David Irving: The London TrialIn a Feb. 28 review of this program, Gillian Reynolds notes in The Telegraph:
The inside story of the famous libel trail in 2000 in which Irving sued the American historian Deborah Lipstadt for calling him a holocaust denier and falsifier of history.
No point arguing with deluded minds
There was much here I didn't know or hadn't remembered. So why, if the material was gripping enough for me to make four pages of notes, and given that I am an admirer of both Cockerell's and Hyman's work, did I feel this programme seemed out of place?
Perhaps if it had happened on Monday or Tuesday night, I wouldn't have. By Sunday, the story had had a lot of coverage and analysis. People, from Monday onwards, were saying that for an Austrian court to bring to trial an offence committed 17 years ago was dubious. This is not an argument I, personally, accept. If a law is broken, the culprit should be tried and, if guilty, sentenced.
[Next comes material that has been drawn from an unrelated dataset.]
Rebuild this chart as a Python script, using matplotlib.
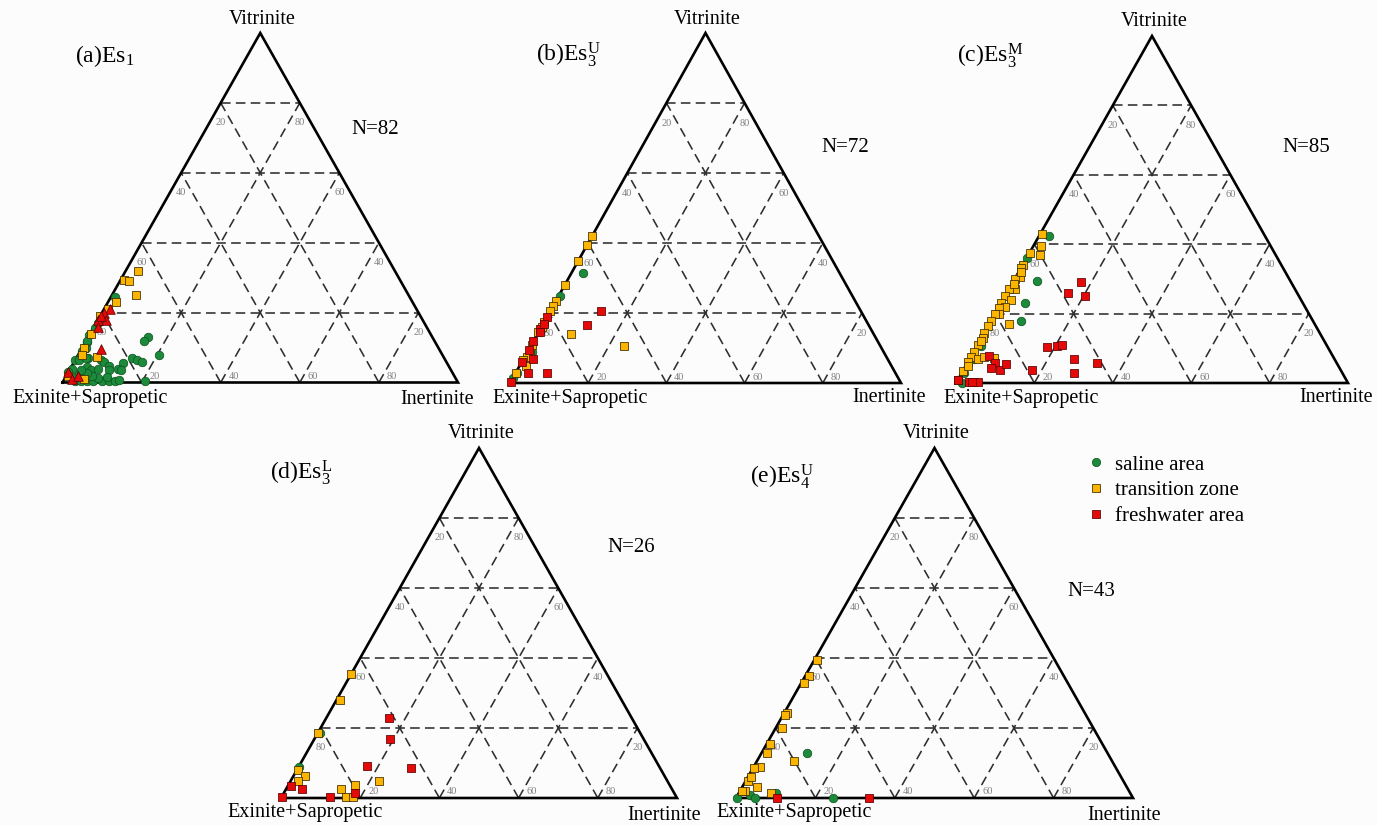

My big reservation is about something different from timing. This was a good programme, dispassionately presented, but could anyone listen to it and be convinced that Irving was anything other than deluded? This newspaper, I seem to remember, took the decision not to describe him as a "historian" some years ago.
But if there really are political parties or religious activists who take him seriously and, like him, deny the existence or the record of the Nazi death camps, would they be persuaded otherwise by Cockerell's account of his humiliation in court six years ago? I doubt their response would be the one Radio 4 was seeking.